Sem o frio não há os sabores do Inverno nem os pretextos para os intermináveis serões. O gotejar permanente e cheio das enchurradas são a música das conversas da família, sentada à mesa ou à volta do lume, entretida com o sabor do pão, do presunto, dos enchidos, do vinho e do café. O Inverno realça o calor do sangue e faz magia com os enfeites das chamas nas lareiras.
Se Deus quiser este ano volta a nevar em Lisboa... que pena não acontecer mais vezes. Um dia destes vou convidar uns amigos e fazer glühwein... para recriar alguns encantos da Europa germânica no macio Inverno mediterrânico. É bom celebrar a amizade e o frio é um convite ao abraço.
segunda-feira, dezembro 04, 2006
O quatro
O aborrecimento do quadrado é a imposição do correcto, a ditadura da esquadria. Quando se coloca um quadrado descentrado a outro quadrado projecta-se um triângulo, o princípio da desigualdade e da irritação.
Apaixonei-me pelo quadrado pelo acerto do quatro. Gosto do quatro por ser um número justo, superior à conta perfeita de Deus. Quatro é um número irmão, onde cada lado enfrenta nos olhos o outro e dá os ombros a outros dois, que abraça de igual forma.
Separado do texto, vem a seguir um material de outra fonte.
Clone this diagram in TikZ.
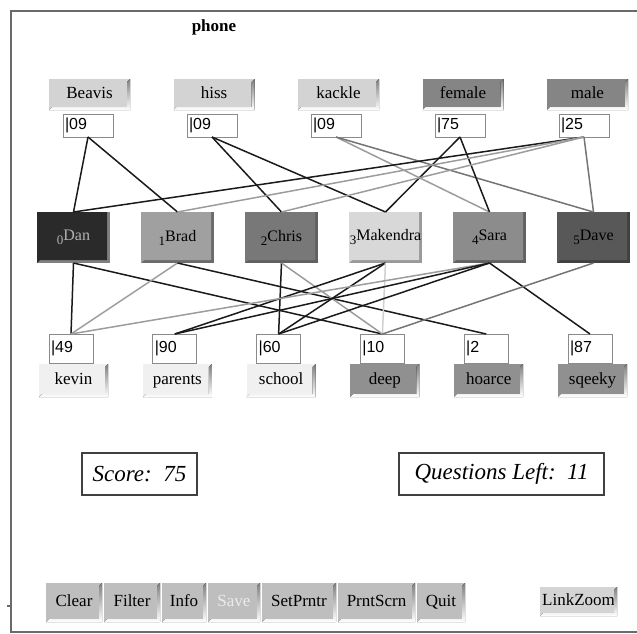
\documentclass[tikz,border=0pt]{standalone}
\usepackage{fontspec}
\setmainfont{Liberation Serif}
\newfontfamily\numfont{Liberation Sans}
\definecolor{framec}{HTML}{6A6A6A}
\definecolor{lightbtn}{HTML}{D3D3D3}
\definecolor{darkbtn}{HTML}{858585}
\definecolor{palebtn}{HTML}{F0F0F0}
\definecolor{midbtn}{HTML}{909090}
\definecolor{ctrlbtn}{HTML}{BEBEBE}
\definecolor{zoombtn}{HTML}{D4D4D4}
\definecolor{shade}{HTML}{5E5E5E}
\definecolor{tbd}{HTML}{8A8A8A}
\definecolor{cDan}{HTML}{2A2A2A}
\definecolor{cBrad}{HTML}{A0A0A0}
\definecolor{cChris}{HTML}{787878}
\definecolor{cMak}{HTML}{D8D8D8}
\definecolor{cSara}{HTML}{8C8C8C}
\definecolor{cDave}{HTML}{585858}
\definecolor{eA}{HTML}{1A1A1A}
\definecolor{eB}{HTML}{9C9C9C}
\definecolor{eC}{HTML}{747474}
\definecolor{eD}{HTML}{D0D0D0}
\newcommand\btnshade[2]{\fill[#2] (#1.south west) -- (#1.south east) -- (#1.north east) -- ([shift={(-3,3)}]#1.north east) -- ([shift={(-3,-3)}]#1.south east) -- ([shift={(3,-3)}]#1.south west) -- cycle;}
\newcommand\idx[1]{\raisebox{-4pt}{\fontsize{13}{13}\selectfont #1}}
\tikzset{
  btn/.style={inner sep=0pt, outer sep=0pt, text height=11pt, text depth=3.5pt, font=\fontsize{17}{19}\selectfont},
  tbox/.style={draw=tbd, line width=1pt, fill=white, inner xsep=2pt, inner ysep=0pt, outer sep=0pt, align=left, font=\numfont\fontsize{16}{18}\selectfont},
  person/.style={inner sep=0pt, outer sep=0pt, minimum width=73pt, minimum height=51pt, font=\fontsize{16}{18}\selectfont},
  link/.style={line width=1.5pt},
  infobox/.style={draw=black!75, line width=2pt, fill=white, inner sep=0pt, minimum height=42pt, font=\itshape\fontsize{23}{26}\selectfont},
}
\begin{document}
\begin{tikzpicture}[x=1pt,y=-1pt]
\useasboundingbox (0,0) rectangle (637,633);
% frame
\draw[framec, line width=2pt] (637,11) -- (11,11) -- (11,632) -- (637,632);
\draw[framec, line width=1.5pt] (7,606) -- (11,606);
\node[font=\bfseries\fontsize{17}{19}\selectfont] (title) at (214,27) {phone};
% top buttons
\foreach \n/\t/\c [count=\i from 0] in {tBeavis/Beavis/lightbtn, thiss/hiss/lightbtn, tkackle/kackle/lightbtn, tfemale/female/darkbtn, tmale/male/darkbtn}{
  \node[btn, fill=\c, minimum width=81pt, minimum height=31pt] (\n) at (89.5+124.5*\i,94.5) {\t};
  \btnshade{\n}{shade}
}
\foreach \v [count=\i from 0] in {09,09,09,75,25}{
  \node[tbox, text width=46pt, minimum height=23pt] (tb\i) at (88+124*\i,125.5) {|\v};
}
% people
\foreach \i/\x/\c/\s in {0/73.5/cDan/50, 1/177.5/cBrad/58, 2/281.5/cChris/62, 3/385.5/cMak/40, 4/489.5/cSara/62, 5/593.5/cDave/75}{
  \fill[black!\s] (\x-36.5,212) -- (\x+36.5,212) -- (\x+36.5,263) -- (\x-36.5,263) -- cycle;
  \fill[\c] (\x-36.5,212) -- (\x+33.5,212) -- (\x+33.5,260) -- (\x-33.5,260) -- (\x-36.5,263) -- cycle;
}
\node[person, text=black!30] (m0) at (73.5,237.5) {\idx{0}Dan};
\node[person] (m1) at (177.5,237.5) {\idx{1}Brad};
\node[person] (m2) at (281.5,237.5) {\idx{2}Chris};
\node[person] (m3) at (385.5,237.5) {\idx{3}Makendra};
\node[person] (m4) at (489.5,237.5) {\idx{4}Sara};
\node[person] (m5) at (593.5,237.5) {\idx{5}Dave};
% bottom boxes
\foreach \v [count=\i from 0] in {49,90,60,10,2,87}{
  \node[tbox, text width=40pt, minimum height=29pt] (bb\i) at (71+103.8*\i,348.5) {|\v};
}
\foreach \n/\t/\c [count=\i from 0] in {bkevin/kevin/palebtn, bparents/parents/palebtn, bschool/school/palebtn, bdeep/deep/midbtn, bhoarce/hoarce/midbtn, bsqeeky/sqeeky/midbtn}{
  \node[btn, fill=\c, minimum width=69pt, minimum height=33pt] (\n) at (73.5+103.8*\i,380.5) {\t};
  \btnshade{\n}{shade}
}
% links top layer
\foreach \a/\b/\c in {tb0/m0/eA, tb0/m1/eA, tb1/m2/eA, tb1/m3/eA, tb2/m4/eB, tb2/m5/eC, tb3/m3/eA, tb3/m4/eA, tb4/m0/eA, tb4/m1/eB, tb4/m2/eB, tb4/m5/eC}{
  \draw[link, color=\c] (\a.south) -- (\b.north);
}
% links bottom layer
\foreach \a/\b/\c in {m0/bb0/eA, m0/bb3/eA, m1/bb0/eB, m1/bb4/eA, m2/bb2/eA, m2/bb3/eB, m3/bb1/eA, m3/bb2/eA, m3/bb3/eD, m4/bb0/eB, m4/bb1/eA, m4/bb2/eA, m4/bb5/eA, m5/bb3/eC}{
  \draw[link, color=\c] (\a.south) -- (\b.north);
}
% score boxes
\node[infobox, minimum width=115pt] (score) at (139.5,474) {Score:\ \ 75};
\node[infobox, minimum width=205pt] (qleft) at (501.5,474) {Questions Left:\ \ 11};
% control buttons
\foreach \n/\t/\l/\r in {cClear/Clear/46/102, cFilter/Filter/104/160, cInfo/Info/162/206, cSet/SetPrntr/262/336, cPrnt/PrntScrn/338/415, cQuit/Quit/417/465}{
  \node[btn, fill=ctrlbtn, minimum width=\r-\l, minimum height=39pt] (\n) at ({(\l+\r)/2},602.5) {\t};
  \btnshade{\n}{shade}
}
\node[btn, fill=ctrlbtn, text=white!92!black, minimum width=52pt, minimum height=39pt] (cSave) at (234,602.5) {Save};
\btnshade{cSave}{shade}
\node[btn, fill=zoombtn, minimum width=77pt, minimum height=29pt] (cZoom) at (578.5,601.5) {LinkZoom};
\btnshade{cZoom}{shade}
\end{tikzpicture}
\end{document}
Desapaixonei-me do quadrado quando percebi que os seus ângulos são de noventa graus, em tudo diferentes do quatro. Não há divisão perfeita do noventa, mas um número manco, sinistro e indistinto.
O quadrado continua perfeito, mas já não me iludo. Hoje tanto me faz e talvez prefira mesmo os triângulos por serem menos difíceis, mais humanos, assumidamente individuais e com os lados na conta que Deus fez.